— Begin —

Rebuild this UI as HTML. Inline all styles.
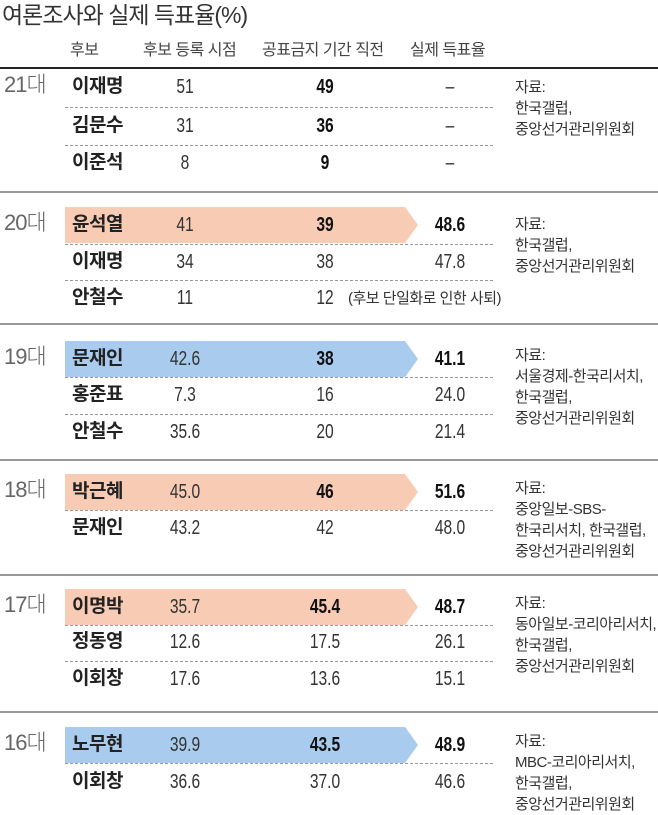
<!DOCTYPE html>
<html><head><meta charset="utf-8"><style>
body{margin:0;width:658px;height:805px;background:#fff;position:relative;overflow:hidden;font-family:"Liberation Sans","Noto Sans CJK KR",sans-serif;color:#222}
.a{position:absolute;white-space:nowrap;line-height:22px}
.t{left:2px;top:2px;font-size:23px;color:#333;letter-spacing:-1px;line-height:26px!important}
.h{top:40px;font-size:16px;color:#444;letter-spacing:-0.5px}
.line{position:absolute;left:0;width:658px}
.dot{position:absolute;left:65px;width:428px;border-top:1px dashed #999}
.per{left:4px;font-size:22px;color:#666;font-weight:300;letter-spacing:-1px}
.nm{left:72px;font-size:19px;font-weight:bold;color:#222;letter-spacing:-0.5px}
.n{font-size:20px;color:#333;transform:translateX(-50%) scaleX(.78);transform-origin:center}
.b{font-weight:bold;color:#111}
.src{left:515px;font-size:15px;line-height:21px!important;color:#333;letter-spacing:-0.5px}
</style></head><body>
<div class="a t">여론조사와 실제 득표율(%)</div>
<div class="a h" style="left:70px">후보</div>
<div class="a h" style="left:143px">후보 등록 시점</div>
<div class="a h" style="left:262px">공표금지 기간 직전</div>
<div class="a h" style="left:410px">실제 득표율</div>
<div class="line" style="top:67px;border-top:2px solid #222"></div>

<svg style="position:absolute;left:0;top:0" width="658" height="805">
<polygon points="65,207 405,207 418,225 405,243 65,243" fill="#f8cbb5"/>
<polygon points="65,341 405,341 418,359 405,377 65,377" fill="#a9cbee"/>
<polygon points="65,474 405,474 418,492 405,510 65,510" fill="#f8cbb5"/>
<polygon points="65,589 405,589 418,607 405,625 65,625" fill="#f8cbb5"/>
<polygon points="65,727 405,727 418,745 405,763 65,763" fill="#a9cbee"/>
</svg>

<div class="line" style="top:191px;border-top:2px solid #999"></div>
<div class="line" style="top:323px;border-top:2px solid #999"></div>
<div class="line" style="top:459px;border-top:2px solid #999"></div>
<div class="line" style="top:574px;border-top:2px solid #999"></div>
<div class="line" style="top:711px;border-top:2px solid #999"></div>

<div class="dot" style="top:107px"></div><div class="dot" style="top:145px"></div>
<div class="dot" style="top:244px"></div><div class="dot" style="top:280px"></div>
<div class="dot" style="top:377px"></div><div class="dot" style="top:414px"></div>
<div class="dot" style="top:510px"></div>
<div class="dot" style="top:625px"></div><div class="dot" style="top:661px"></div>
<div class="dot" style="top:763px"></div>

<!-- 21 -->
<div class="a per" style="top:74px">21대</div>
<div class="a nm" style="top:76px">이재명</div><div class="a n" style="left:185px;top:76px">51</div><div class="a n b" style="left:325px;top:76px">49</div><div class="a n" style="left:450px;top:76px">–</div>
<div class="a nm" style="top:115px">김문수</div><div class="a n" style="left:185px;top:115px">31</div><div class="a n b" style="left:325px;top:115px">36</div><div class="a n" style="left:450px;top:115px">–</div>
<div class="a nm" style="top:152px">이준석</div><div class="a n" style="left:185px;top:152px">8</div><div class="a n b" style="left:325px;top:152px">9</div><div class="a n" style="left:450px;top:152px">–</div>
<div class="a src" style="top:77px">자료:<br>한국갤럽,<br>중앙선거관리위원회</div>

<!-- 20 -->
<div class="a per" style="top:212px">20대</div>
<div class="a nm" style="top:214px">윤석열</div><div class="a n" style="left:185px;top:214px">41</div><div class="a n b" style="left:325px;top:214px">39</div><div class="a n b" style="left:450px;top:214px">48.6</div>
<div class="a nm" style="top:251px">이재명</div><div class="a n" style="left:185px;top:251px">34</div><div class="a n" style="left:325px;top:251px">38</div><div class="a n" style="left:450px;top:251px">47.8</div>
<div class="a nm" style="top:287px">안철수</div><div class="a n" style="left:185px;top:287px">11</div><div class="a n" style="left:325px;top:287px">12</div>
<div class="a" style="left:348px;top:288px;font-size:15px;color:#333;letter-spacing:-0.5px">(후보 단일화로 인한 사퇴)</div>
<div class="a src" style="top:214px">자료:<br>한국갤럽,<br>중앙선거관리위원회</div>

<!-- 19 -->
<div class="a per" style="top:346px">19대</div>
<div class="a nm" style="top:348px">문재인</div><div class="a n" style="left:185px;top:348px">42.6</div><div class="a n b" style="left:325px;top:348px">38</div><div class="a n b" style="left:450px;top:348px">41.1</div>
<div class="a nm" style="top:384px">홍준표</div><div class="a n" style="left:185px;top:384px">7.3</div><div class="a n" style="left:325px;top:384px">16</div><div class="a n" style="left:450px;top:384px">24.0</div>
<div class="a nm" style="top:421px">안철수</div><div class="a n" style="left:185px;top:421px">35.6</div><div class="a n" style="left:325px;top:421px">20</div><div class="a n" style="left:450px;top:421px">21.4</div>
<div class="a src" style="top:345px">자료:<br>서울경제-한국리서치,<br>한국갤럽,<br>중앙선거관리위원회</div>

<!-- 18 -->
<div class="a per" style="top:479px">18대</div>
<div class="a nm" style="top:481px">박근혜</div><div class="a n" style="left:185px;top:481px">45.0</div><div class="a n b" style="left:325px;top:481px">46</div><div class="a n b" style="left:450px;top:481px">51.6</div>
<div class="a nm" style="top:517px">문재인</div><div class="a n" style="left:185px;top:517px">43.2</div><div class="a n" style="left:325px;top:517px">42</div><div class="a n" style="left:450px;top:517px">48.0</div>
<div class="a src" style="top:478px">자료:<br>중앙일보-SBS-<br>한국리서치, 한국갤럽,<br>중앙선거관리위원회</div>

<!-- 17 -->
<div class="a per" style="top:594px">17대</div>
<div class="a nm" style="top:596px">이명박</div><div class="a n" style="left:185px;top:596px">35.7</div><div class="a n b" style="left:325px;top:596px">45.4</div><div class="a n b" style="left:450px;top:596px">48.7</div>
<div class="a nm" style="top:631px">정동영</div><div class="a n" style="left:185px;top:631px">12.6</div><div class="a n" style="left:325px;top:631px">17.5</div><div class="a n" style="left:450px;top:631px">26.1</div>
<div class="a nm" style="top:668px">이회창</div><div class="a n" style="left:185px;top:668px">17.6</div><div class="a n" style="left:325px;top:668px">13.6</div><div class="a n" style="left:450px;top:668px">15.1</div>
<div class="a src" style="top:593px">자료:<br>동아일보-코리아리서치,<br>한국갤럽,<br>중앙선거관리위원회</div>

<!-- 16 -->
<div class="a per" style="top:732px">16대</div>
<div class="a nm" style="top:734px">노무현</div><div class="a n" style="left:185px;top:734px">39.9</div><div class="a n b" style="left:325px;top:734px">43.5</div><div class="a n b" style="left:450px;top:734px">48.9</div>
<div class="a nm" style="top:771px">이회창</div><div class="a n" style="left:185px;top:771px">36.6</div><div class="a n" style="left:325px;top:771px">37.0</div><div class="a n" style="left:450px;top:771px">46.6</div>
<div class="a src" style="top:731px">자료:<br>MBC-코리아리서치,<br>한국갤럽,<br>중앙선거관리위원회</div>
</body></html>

— End —

Reproduce every line above as written, skipping pictures.

- [Full response]:
Rebuild this UI as HTML. Inline all styles.
<!DOCTYPE html>
<html><head><meta charset="utf-8"><style>
body{margin:0;width:658px;height:805px;background:#fff;position:relative;overflow:hidden;font-family:"Liberation Sans","Noto Sans CJK KR",sans-serif;color:#222}
.a{position:absolute;white-space:nowrap;line-height:22px}
.t{left:2px;top:2px;font-size:23px;color:#333;letter-spacing:-1px;line-height:26px!important}
.h{top:40px;font-size:16px;color:#444;letter-spacing:-0.5px}
.line{position:absolute;left:0;width:658px}
.dot{position:absolute;left:65px;width:428px;border-top:1px dashed #999}
.per{left:4px;font-size:22px;color:#666;font-weight:300;letter-spacing:-1px}
.nm{left:72px;font-size:19px;font-weight:bold;color:#222;letter-spacing:-0.5px}
.n{font-size:20px;color:#333;transform:translateX(-50%) scaleX(.78);transform-origin:center}
.b{font-weight:bold;color:#111}
.src{left:515px;font-size:15px;line-height:21px!important;color:#333;letter-spacing:-0.5px}
</style></head><body>
<div class="a t">여론조사와 실제 득표율(%)</div>
<div class="a h" style="left:70px">후보</div>
<div class="a h" style="left:143px">후보 등록 시점</div>
<div class="a h" style="left:262px">공표금지 기간 직전</div>
<div class="a h" style="left:410px">실제 득표율</div>
<div class="line" style="top:67px;border-top:2px solid #222"></div>

<svg style="position:absolute;left:0;top:0" width="658" height="805">
<polygon points="65,207 405,207 418,225 405,243 65,243" fill="#f8cbb5"/>
<polygon points="65,341 405,341 418,359 405,377 65,377" fill="#a9cbee"/>
<polygon points="65,474 405,474 418,492 405,510 65,510" fill="#f8cbb5"/>
<polygon points="65,589 405,589 418,607 405,625 65,625" fill="#f8cbb5"/>
<polygon points="65,727 405,727 418,745 405,763 65,763" fill="#a9cbee"/>
</svg>

<div class="line" style="top:191px;border-top:2px solid #999"></div>
<div class="line" style="top:323px;border-top:2px solid #999"></div>
<div class="line" style="top:459px;border-top:2px solid #999"></div>
<div class="line" style="top:574px;border-top:2px solid #999"></div>
<div class="line" style="top:711px;border-top:2px solid #999"></div>

<div class="dot" style="top:107px"></div><div class="dot" style="top:145px"></div>
<div class="dot" style="top:244px"></div><div class="dot" style="top:280px"></div>
<div class="dot" style="top:377px"></div><div class="dot" style="top:414px"></div>
<div class="dot" style="top:510px"></div>
<div class="dot" style="top:625px"></div><div class="dot" style="top:661px"></div>
<div class="dot" style="top:763px"></div>

<!-- 21 -->
<div class="a per" style="top:74px">21대</div>
<div class="a nm" style="top:76px">이재명</div><div class="a n" style="left:185px;top:76px">51</div><div class="a n b" style="left:325px;top:76px">49</div><div class="a n" style="left:450px;top:76px">–</div>
<div class="a nm" style="top:115px">김문수</div><div class="a n" style="left:185px;top:115px">31</div><div class="a n b" style="left:325px;top:115px">36</div><div class="a n" style="left:450px;top:115px">–</div>
<div class="a nm" style="top:152px">이준석</div><div class="a n" style="left:185px;top:152px">8</div><div class="a n b" style="left:325px;top:152px">9</div><div class="a n" style="left:450px;top:152px">–</div>
<div class="a src" style="top:77px">자료:<br>한국갤럽,<br>중앙선거관리위원회</div>

<!-- 20 -->
<div class="a per" style="top:212px">20대</div>
<div class="a nm" style="top:214px">윤석열</div><div class="a n" style="left:185px;top:214px">41</div><div class="a n b" style="left:325px;top:214px">39</div><div class="a n b" style="left:450px;top:214px">48.6</div>
<div class="a nm" style="top:251px">이재명</div><div class="a n" style="left:185px;top:251px">34</div><div class="a n" style="left:325px;top:251px">38</div><div class="a n" style="left:450px;top:251px">47.8</div>
<div class="a nm" style="top:287px">안철수</div><div class="a n" style="left:185px;top:287px">11</div><div class="a n" style="left:325px;top:287px">12</div>
<div class="a" style="left:348px;top:288px;font-size:15px;color:#333;letter-spacing:-0.5px">(후보 단일화로 인한 사퇴)</div>
<div class="a src" style="top:214px">자료:<br>한국갤럽,<br>중앙선거관리위원회</div>

<!-- 19 -->
<div class="a per" style="top:346px">19대</div>
<div class="a nm" style="top:348px">문재인</div><div class="a n" style="left:185px;top:348px">42.6</div><div class="a n b" style="left:325px;top:348px">38</div><div class="a n b" style="left:450px;top:348px">41.1</div>
<div class="a nm" style="top:384px">홍준표</div><div class="a n" style="left:185px;top:384px">7.3</div><div class="a n" style="left:325px;top:384px">16</div><div class="a n" style="left:450px;top:384px">24.0</div>
<div class="a nm" style="top:421px">안철수</div><div class="a n" style="left:185px;top:421px">35.6</div><div class="a n" style="left:325px;top:421px">20</div><div class="a n" style="left:450px;top:421px">21.4</div>
<div class="a src" style="top:345px">자료:<br>서울경제-한국리서치,<br>한국갤럽,<br>중앙선거관리위원회</div>

<!-- 18 -->
<div class="a per" style="top:479px">18대</div>
<div class="a nm" style="top:481px">박근혜</div><div class="a n" style="left:185px;top:481px">45.0</div><div class="a n b" style="left:325px;top:481px">46</div><div class="a n b" style="left:450px;top:481px">51.6</div>
<div class="a nm" style="top:517px">문재인</div><div class="a n" style="left:185px;top:517px">43.2</div><div class="a n" style="left:325px;top:517px">42</div><div class="a n" style="left:450px;top:517px">48.0</div>
<div class="a src" style="top:478px">자료:<br>중앙일보-SBS-<br>한국리서치, 한국갤럽,<br>중앙선거관리위원회</div>

<!-- 17 -->
<div class="a per" style="top:594px">17대</div>
<div class="a nm" style="top:596px">이명박</div><div class="a n" style="left:185px;top:596px">35.7</div><div class="a n b" style="left:325px;top:596px">45.4</div><div class="a n b" style="left:450px;top:596px">48.7</div>
<div class="a nm" style="top:631px">정동영</div><div class="a n" style="left:185px;top:631px">12.6</div><div class="a n" style="left:325px;top:631px">17.5</div><div class="a n" style="left:450px;top:631px">26.1</div>
<div class="a nm" style="top:668px">이회창</div><div class="a n" style="left:185px;top:668px">17.6</div><div class="a n" style="left:325px;top:668px">13.6</div><div class="a n" style="left:450px;top:668px">15.1</div>
<div class="a src" style="top:593px">자료:<br>동아일보-코리아리서치,<br>한국갤럽,<br>중앙선거관리위원회</div>

<!-- 16 -->
<div class="a per" style="top:732px">16대</div>
<div class="a nm" style="top:734px">노무현</div><div class="a n" style="left:185px;top:734px">39.9</div><div class="a n b" style="left:325px;top:734px">43.5</div><div class="a n b" style="left:450px;top:734px">48.9</div>
<div class="a nm" style="top:771px">이회창</div><div class="a n" style="left:185px;top:771px">36.6</div><div class="a n" style="left:325px;top:771px">37.0</div><div class="a n" style="left:450px;top:771px">46.6</div>
<div class="a src" style="top:731px">자료:<br>MBC-코리아리서치,<br>한국갤럽,<br>중앙선거관리위원회</div>
</body></html>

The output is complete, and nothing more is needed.